1.2 Good Practice guidelines
There are some vital steps to take to modeling:
- knowledge of the process to model
- collect appropriate data
- understand variation in the response
- select relevant predictors
- utilize a range of models
All of these are not enough when model lacks on performance.
The answer might be the in the way the predictors are presented to the model.
1.2.1 What is feature engineering
“…best re-representation of the predictors to improve model performance.” (ct.

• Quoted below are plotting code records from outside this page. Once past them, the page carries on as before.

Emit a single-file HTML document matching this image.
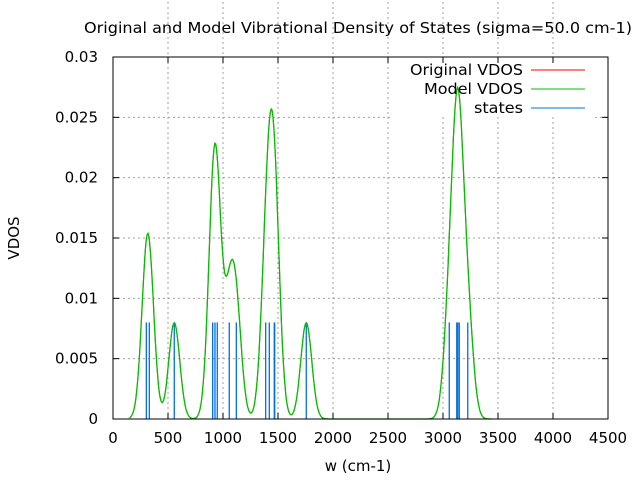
<!DOCTYPE html>
<html><head><meta charset="utf-8"><style>
body{margin:0;background:#fff}
svg{display:block;font-family:"DejaVu Sans","Liberation Sans",sans-serif;font-size:15px}
</style></head><body>
<svg id="s" width="640" height="480" xmlns="http://www.w3.org/2000/svg">
<rect width="640" height="480" fill="#fff"/>
<g id="grid" stroke="#a0a0a0" stroke-dasharray="2,3" stroke-width="1"></g>
<rect x="390" y="58" width="205" height="59" fill="#fff"/>
<g id="ticks" stroke="#000" stroke-width="1"></g>
<g id="states" stroke="#0070e0" stroke-width="1.3"></g>
<polyline id="red" fill="none" stroke="#ff0000" stroke-width="1"/>
<polyline id="grn" fill="none" stroke="#00c000" stroke-width="1.3"/>
<rect x="113" y="57" width="495" height="362" fill="none" stroke="#000"/>
<g id="lab"></g>
<text x="84" y="33" textLength="548" lengthAdjust="spacingAndGlyphs">Original and Model Vibrational Density of States (sigma=50.0 cm-1)</text>
<text x="358" y="471" text-anchor="middle">w (cm-1)</text>
<text transform="translate(19,238) rotate(-90)" text-anchor="middle">VDOS</text>
<text x="410" y="75" textLength="113" lengthAdjust="spacingAndGlyphs">Original VDOS</text>
<text x="424" y="94" textLength="99" lengthAdjust="spacingAndGlyphs">Model VDOS</text>
<text x="474" y="113" textLength="49" lengthAdjust="spacingAndGlyphs">states</text>
<line x1="531" y1="70" x2="585" y2="70" stroke="#ff0000"/>
<line x1="531" y1="89" x2="585" y2="89" stroke="#00c000"/>
<line x1="531" y1="108" x2="585" y2="108" stroke="#0070e0"/>
</svg>
<script>
var NS="http://www.w3.org/2000/svg";
function el(p,t,a,txt){var e=document.createElementNS(NS,t);for(var k in a)e.setAttribute(k,a[k]);if(txt!=null)e.textContent=txt;document.getElementById(p).appendChild(e);}
function X(w){return 113+w*495/4500;}
function Y(v){return 419-v*362/0.03;}
for(var i=0;i<=9;i++){var w=i*500,x=X(w);
 if(i>0&&i<9){var top=(w>=2500&&w<=4000)?117:57;el("grid","line",{x1:x,y1:419,x2:x,y2:top});}
 el("ticks","line",{x1:x,y1:419,x2:x,y2:413});el("ticks","line",{x1:x,y1:57,x2:x,y2:63});
 el("lab","text",{x:x,y:443,"text-anchor":"middle"},String(w));}
var yl=["0","0.005","0.01","0.015","0.02","0.025","0.03"];
for(var j=0;j<=6;j++){var y=Y(j*0.005);
 if(j>0&&j<6){var x2=(j==5)?390:608;el("grid","line",{x1:113,y1:y,x2:x2,y2:y});if(j==5)el("grid","line",{x1:595,y1:y,x2:608,y2:y});}
 el("ticks","line",{x1:113,y1:y,x2:119,y2:y});el("ticks","line",{x1:608,y1:y,x2:602,y2:y});
 el("lab","text",{x:98,y:y+5,"text-anchor":"end"},yl[j]);}
var st=[303,330,557,906,927,948,1057,1121,1388,1421,1466,1470,1757,3057,3125,3134,3148,3225];
st.forEach(function(w){el("states","line",{x1:X(w),y1:419,x2:X(w),y2:Y(0.008)});});
var pts=[],s=50,c=1/(s*Math.sqrt(2*Math.PI));
for(var w=150;w<=3450;w+=8){var v=0;st.forEach(function(m){v+=c*Math.exp(-(w-m)*(w-m)/(2*s*s));});
 pts.push(X(w).toFixed(1)+","+Y(v).toFixed(1));}
document.getElementById("red").setAttribute("points",pts.join(" "));
document.getElementById("grn").setAttribute("points",pts.join(" "));
</script>
</body></html>
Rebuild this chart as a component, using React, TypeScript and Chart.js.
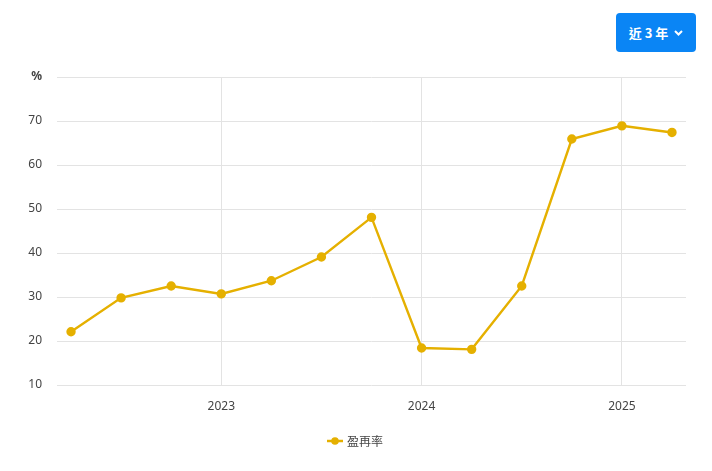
import { Chart, registerables } from "chart.js";
import { useEffect, useRef } from "react";

Chart.register(...registerables);

// quarter start months, "YYYY-MM"
const periods = [
  "2022-04", "2022-07", "2022-10",
  "2023-01", "2023-04", "2023-07", "2023-10",
  "2024-01", "2024-04", "2024-07", "2024-10",
  "2025-01", "2025-04",
];
const reinvestRate = [22.1, 29.8, 32.5, 30.7, 33.7, 39.1, 48.1, 18.4, 18.1, 32.5, 65.9, 68.9, 67.4];
const yearTicks = [2023, 2024, 2025];
const yTicks = [10, 20, 30, 40, 50, 60, 70, 80];

const seriesLabel = "盈再率";
const lineColor = "#e5b000";
const textColor = "#444";
const gridColor = "#e3e3e3";
const baseYear = 2022;

const toQuarterIndex = (p: string) => {
  const [y, m] = p.split("-").map(Number);
  return (y - baseYear) * 4 + (m - 1) / 3;
};

function legendIcon() {
  const c = document.createElement("canvas");
  const dpr = window.devicePixelRatio || 1;
  c.width = 16 * dpr;
  c.height = 10 * dpr;
  c.style.width = "16px";
  c.style.height = "10px";
  const ctx = c.getContext("2d")!;
  ctx.scale(dpr, dpr);
  ctx.strokeStyle = lineColor;
  ctx.lineWidth = 2.5;
  ctx.beginPath();
  ctx.moveTo(0, 5);
  ctx.lineTo(16, 5);
  ctx.stroke();
  ctx.fillStyle = lineColor;
  ctx.beginPath();
  ctx.arc(8, 5, 3.8, 0, Math.PI * 2);
  ctx.fill();
  return c;
}

export default function App() {
  const canvasRef = useRef<HTMLCanvasElement | null>(null);

  useEffect(() => {
    const el = canvasRef.current;
    if (!el) return;
    const icon = legendIcon();
    const xs = periods.map(toQuarterIndex);

    const chart = new Chart(el, {
      type: "line",
      data: {
        datasets: [
          {
            label: seriesLabel,
            data: xs.map((x, i) => ({ x, y: reinvestRate[i] })),
            borderColor: lineColor,
            backgroundColor: lineColor,
            borderWidth: 2.4,
            pointRadius: 3.5,
            pointHoverRadius: 5,
            tension: 0,
          },
        ],
      },
      options: {
        animation: false,
        responsive: true,
        maintainAspectRatio: false,
        layout: { padding: { top: 77, right: 0, left: 0, bottom: 14 } },
        scales: {
          x: {
            type: "linear",
            min: xs[0] - 0.28,
            max: xs[xs.length - 1] + 0.28,
            border: { display: false },
            grid: { color: gridColor, drawTicks: false },
            afterBuildTicks(scale) {
              scale.ticks = yearTicks.map((yr) => ({ value: (yr - baseYear) * 4 }));
            },
            afterFit(scale) {
              scale.height = 36;
            },
            ticks: {
              padding: 14,
              color: textColor,
              font: { family: "'Noto Sans', sans-serif", size: 12 },
              callback: (v) => String(baseYear + Number(v) / 4),
            },
          },
          y: {
            min: 10,
            max: 80,
            border: { display: false },
            grid: { color: gridColor, drawTicks: false },
            afterBuildTicks(scale) {
              scale.ticks = yTicks.map((value) => ({ value }));
            },
            afterFit(scale) {
              scale.width = 57;
            },
            ticks: {
              padding: 15,
              color: textColor,
              font: (ctx) => ({
                family: "'Noto Sans', sans-serif",
                size: 12,
                weight: ctx.tick && ctx.tick.value === 80 ? "bold" : "normal",
              }),
              callback: (v) => (Number(v) === 80 ? "%" : String(v)),
            },
          },
          // empty right gutter so the legend centres on the full width
          gutter: {
            type: "linear",
            position: "right",
            display: true,
            border: { display: false },
            grid: { display: false },
            ticks: { display: false },
            afterFit(scale) {
              scale.width = 26;
            },
          },
        },
        plugins: {
          legend: {
            position: "bottom",
            labels: {
              usePointStyle: true,
              color: textColor,
              padding: 14,
              font: { family: "'Noto Sans CJK TC', 'Noto Sans', sans-serif", size: 12 },
              generateLabels: (c) =>
                c.data.datasets.map((ds, i) => ({
                  text: ds.label as string,
                  datasetIndex: i,
                  pointStyle: icon,
                  fillStyle: lineColor,
                  strokeStyle: lineColor,
                  lineWidth: 0,
                  fontColor: textColor,
                  hidden: false,
                })),
            },
          },
          tooltip: { enabled: true },
        },
      },
    });

    return () => {
      chart.destroy();
    };
  }, []);

  return (
    <div
      style={{
        position: "fixed",
        left: 0,
        top: 0,
        width: 712,
        height: 471,
        background: "#fff",
        fontFamily: "'Noto Sans CJK TC', 'Noto Sans', sans-serif",
      }}
    >
      <canvas ref={canvasRef} />
      <div
        style={{
          position: "absolute",
          left: 616,
          top: 13,
          width: 80,
          height: 39,
          background: "#0a85f5",
          borderRadius: 4,
          color: "#fff",
          fontWeight: 700,
          fontSize: 13,
          display: "flex",
          alignItems: "center",
          justifyContent: "center",
          gap: 6,
        }}
      >
        <span>近 3 年</span>
        <svg width="9" height="6" viewBox="0 0 9 6">
          <path d="M1 1 L4.5 4.5 L8 1" stroke="#fff" strokeWidth="2" fill="none" />
        </svg>
      </div>
    </div>
  );
}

Preface)
What are the possible ways to acheive a better performance?
- transform the predictors with special functions (log/exp)
- add an interaction term (prod/ratio)
- add a functional transformation (splines/poly)
- add a re-representation of the predictors (mean/med/standardz)
- imputing missing values (knn/bagging)
Disclaimer: Risk of Overfitting!
1.2.2 Nature of modeling
The estimation of uncertainty/noise is another very important step to take.
“If a model is only 50% accurate should it be used to make inferences or predictions?”
The trade-off between accuracy and interpretability is important, a neural network model might be less explicable but can provide a higher level of accuracy.
Feature engineering is a matter of choice in finding the most suitable variable transformation for the best performance.
More considerations about bad model reactions to:
- multicollinarity or correlation between predictors
- missing values
- irrelevant predictors